Saturday, November 17, 2007

The Skip - written June 2006

"Need a bin? 13 13 35" it reads. It, is a skip, what the Americans call a dumpster. This one has no lid. It has been parked in the lane behind our house for ten days. The lane services the rear entrances to two parallel lines of properties. The skip annoyingly inhibits comfortable access to our garage. The well-groomed 60-something couple who drive a large polished 4-wheel drive metal machine assured us it would be moved four days ago. It is still there this morning as I drive my youngest to school. Full to the brim with household discards.

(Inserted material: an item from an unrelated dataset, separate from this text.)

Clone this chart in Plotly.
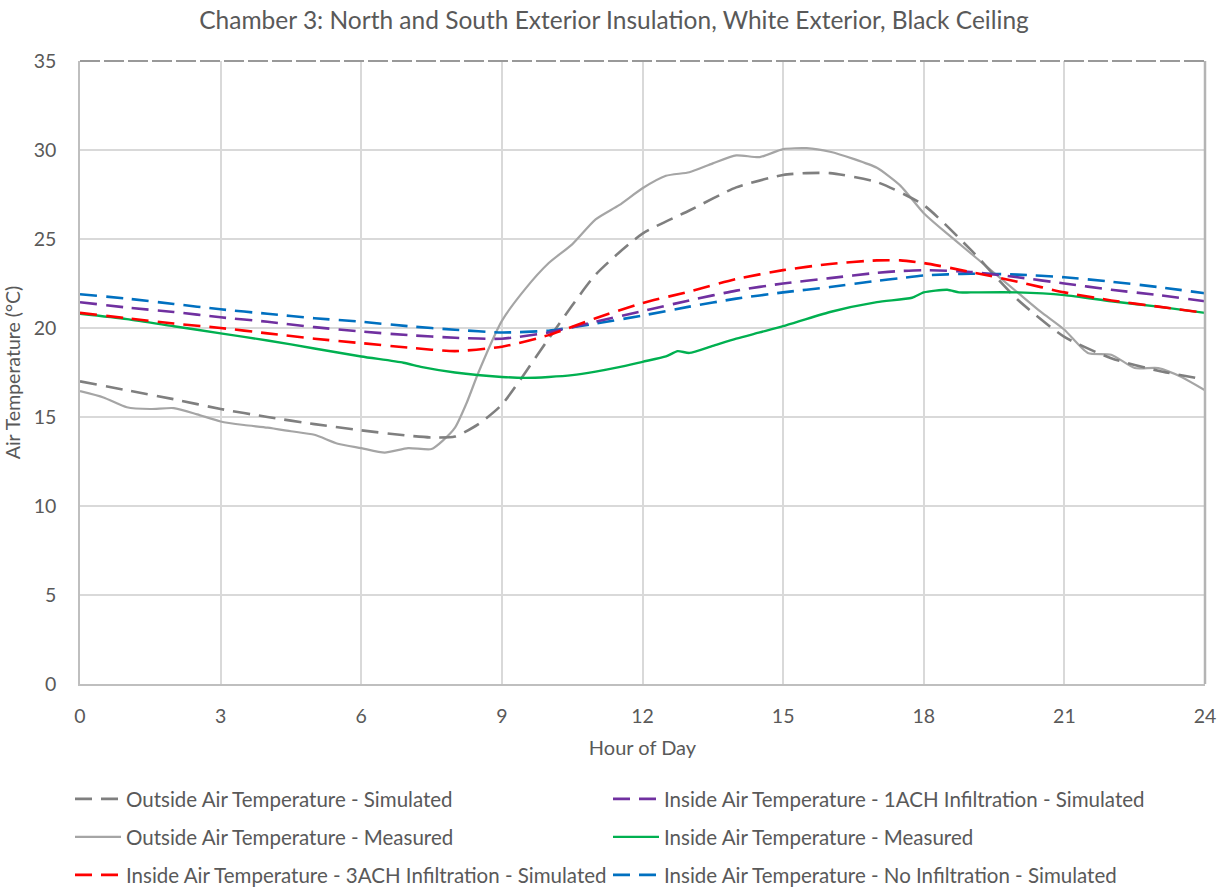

We don't know this fashionable couple. We knew the old man who lived in that house. Jack his name was. Lived quietly. Was good to the children when they played cricket or soccer in the lane and the ball went over his fence. Never shouted, seemed almost glad when he had the chance to return the ball to them. Didn't just pass the ball over, but had a bit of a chat. It used to worry me when we moved in three years ago. "Be careful" I warned my older two. "He could be a paedophile". They laughed at me. "What, old Jack?" they said. "We aren't little children Ma, we could knock him over with a finger". I couldn't explain a mother's concern or to what degree news & current affairs has influenced me. They are teenagers, bursting with energy and a sense of invulnerability. "Just make sure the little one doesn't go into his backyard. He is only three", I said.

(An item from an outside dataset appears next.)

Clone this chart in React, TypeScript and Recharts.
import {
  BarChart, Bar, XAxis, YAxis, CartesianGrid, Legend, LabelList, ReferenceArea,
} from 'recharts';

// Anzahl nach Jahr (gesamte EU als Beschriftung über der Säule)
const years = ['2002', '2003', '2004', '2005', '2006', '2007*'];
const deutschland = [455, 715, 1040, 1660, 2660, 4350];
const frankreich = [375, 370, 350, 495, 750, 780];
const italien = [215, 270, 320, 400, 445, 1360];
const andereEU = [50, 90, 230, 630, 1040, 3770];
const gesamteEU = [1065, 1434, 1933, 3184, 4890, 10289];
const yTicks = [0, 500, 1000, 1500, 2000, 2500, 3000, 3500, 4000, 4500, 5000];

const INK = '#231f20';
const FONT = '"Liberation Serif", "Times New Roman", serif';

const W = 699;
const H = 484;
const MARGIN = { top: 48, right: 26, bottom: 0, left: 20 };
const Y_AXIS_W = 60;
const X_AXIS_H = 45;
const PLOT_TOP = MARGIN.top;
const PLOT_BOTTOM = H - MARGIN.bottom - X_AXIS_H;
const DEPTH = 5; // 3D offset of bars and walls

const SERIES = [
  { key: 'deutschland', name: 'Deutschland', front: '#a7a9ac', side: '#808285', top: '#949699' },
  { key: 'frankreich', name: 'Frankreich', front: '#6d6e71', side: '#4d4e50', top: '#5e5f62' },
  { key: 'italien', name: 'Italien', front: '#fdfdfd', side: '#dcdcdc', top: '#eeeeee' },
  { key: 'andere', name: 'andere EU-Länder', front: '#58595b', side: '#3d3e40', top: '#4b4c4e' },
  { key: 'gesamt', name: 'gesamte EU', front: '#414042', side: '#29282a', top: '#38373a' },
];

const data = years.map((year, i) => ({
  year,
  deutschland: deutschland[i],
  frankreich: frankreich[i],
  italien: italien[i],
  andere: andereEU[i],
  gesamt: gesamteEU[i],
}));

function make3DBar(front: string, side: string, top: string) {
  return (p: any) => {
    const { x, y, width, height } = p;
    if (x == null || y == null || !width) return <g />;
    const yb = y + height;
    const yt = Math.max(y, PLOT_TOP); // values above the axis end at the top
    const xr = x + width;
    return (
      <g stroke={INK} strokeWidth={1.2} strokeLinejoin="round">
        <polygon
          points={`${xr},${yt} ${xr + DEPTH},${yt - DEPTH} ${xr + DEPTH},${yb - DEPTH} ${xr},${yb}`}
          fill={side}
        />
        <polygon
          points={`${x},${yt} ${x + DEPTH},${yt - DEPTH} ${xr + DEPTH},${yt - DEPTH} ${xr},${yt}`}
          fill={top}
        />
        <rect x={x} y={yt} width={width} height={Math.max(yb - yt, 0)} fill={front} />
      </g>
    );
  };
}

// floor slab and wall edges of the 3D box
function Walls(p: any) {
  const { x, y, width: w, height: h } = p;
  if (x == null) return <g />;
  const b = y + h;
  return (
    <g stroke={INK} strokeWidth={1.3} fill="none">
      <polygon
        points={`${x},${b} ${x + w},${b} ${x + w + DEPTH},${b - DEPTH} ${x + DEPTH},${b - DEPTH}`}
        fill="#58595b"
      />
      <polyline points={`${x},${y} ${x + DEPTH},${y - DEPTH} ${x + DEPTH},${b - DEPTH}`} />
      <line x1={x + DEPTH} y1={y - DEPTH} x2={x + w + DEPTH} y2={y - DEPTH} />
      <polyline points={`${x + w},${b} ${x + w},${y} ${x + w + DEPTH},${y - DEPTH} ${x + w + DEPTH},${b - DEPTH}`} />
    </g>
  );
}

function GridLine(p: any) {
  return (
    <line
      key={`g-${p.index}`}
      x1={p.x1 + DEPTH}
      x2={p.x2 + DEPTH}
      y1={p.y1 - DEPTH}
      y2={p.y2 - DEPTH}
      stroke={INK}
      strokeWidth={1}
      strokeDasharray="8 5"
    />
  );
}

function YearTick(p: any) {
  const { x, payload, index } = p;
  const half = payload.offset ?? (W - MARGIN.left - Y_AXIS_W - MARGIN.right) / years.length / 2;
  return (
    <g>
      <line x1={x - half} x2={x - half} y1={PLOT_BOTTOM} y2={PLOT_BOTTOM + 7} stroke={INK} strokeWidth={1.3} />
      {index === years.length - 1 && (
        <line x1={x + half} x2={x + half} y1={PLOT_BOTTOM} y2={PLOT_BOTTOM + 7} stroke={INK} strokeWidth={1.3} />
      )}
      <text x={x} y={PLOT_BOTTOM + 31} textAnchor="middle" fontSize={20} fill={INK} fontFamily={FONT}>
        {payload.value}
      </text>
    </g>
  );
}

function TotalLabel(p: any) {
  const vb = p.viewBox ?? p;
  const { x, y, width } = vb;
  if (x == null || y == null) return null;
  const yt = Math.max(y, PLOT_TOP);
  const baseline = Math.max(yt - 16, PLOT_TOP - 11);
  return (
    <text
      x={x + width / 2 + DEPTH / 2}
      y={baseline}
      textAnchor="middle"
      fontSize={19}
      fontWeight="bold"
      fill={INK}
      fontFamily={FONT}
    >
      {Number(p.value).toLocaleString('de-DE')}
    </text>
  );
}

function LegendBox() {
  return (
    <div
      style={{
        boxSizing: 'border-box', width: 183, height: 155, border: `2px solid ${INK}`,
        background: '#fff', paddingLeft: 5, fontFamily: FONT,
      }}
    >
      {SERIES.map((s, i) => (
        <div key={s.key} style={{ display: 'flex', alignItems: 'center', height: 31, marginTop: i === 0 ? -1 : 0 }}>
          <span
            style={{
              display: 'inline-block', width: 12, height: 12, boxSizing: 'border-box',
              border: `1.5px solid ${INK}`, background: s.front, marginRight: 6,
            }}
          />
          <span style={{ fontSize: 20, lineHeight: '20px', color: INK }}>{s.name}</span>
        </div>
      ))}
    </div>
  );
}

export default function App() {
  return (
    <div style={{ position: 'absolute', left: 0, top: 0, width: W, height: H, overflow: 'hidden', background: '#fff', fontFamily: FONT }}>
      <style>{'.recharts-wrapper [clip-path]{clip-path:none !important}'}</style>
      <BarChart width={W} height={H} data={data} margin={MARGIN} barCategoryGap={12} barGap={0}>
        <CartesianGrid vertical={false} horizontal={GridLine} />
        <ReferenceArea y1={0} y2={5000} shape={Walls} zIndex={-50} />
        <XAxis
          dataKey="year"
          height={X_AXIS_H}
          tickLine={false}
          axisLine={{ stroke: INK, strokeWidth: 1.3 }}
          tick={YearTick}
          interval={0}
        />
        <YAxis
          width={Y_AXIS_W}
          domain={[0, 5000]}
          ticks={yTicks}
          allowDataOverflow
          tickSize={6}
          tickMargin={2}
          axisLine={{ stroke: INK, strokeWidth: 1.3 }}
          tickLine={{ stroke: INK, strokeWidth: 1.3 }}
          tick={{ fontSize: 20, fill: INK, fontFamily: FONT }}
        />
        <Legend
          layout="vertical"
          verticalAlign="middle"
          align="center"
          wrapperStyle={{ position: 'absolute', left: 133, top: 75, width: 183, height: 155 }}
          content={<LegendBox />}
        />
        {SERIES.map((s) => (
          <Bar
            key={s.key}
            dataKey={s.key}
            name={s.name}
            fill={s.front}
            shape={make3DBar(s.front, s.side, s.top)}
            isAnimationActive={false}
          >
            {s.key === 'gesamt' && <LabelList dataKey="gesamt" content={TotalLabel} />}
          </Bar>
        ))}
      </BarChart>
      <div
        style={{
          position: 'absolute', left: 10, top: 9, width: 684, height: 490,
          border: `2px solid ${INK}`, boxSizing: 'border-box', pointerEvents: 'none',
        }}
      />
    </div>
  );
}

In early Spring, R asked me if I had seen Jack recently. I said no, he must be visiting family. In early Autumn, R wondered where Jack was. I said he must have gone on a cruise, perhaps chasing a bit of skirt the lucky old dog. For the last ten days, there has been activity in that house. Mostly involving the flash couple. And the skip has been filling up.

On returning home after school drop-off today, I stopped and inspected its contents. An old bed frame, one of those with springs in it. An older mattress, clean and in good condition. A huge radio with lots of knobs, just like the one in my grandparents house. A container full of little plastic clips which tie up bread bags. I thought of his large gnarled hands as they pruned his lemon tree, good honest hands. How carefully those hands must have collected these clips, and how carelessly they now spill everywhere. Gardening boots, a rake, a small spade. Flower pots, some pretty plants, a beautiful cactus. And so on. The material representation of a man's life - in one small skip. I remembered a Neil Diamond song, "The old man died. No-one cried..." I thought of all those times I had rushed out of the garage and Jack was on his ladder, bucket hat on his head and a huge smile on his face. I wish I had said “hello, how are you”. I wish I hadn't been so busy, with lists of chores, running around endlessly, exhausted. I wish I had invited him over for a cup of tea. I wish, I wish. And another regret darkens my soul.

It is the first day of winter. A cold and wet one. A dreary and drizzly one. When one should be curled up in an armchair, with a blanket, a book, and a hot chocolate drink. Instead and unexpectedly, I find myself kneeling in front of that skip. The atheist in me is shocked as I start praying. I cannot be sure that the wetness on my face is only the rain. "Hello Jack", I say. "Sorry, thank you, goodbye and God Bless". Somewhere, I hear a bird chirp. I walk back into the house, no longer minding the skip and how it annoyingly prevents comfortable access to our garage.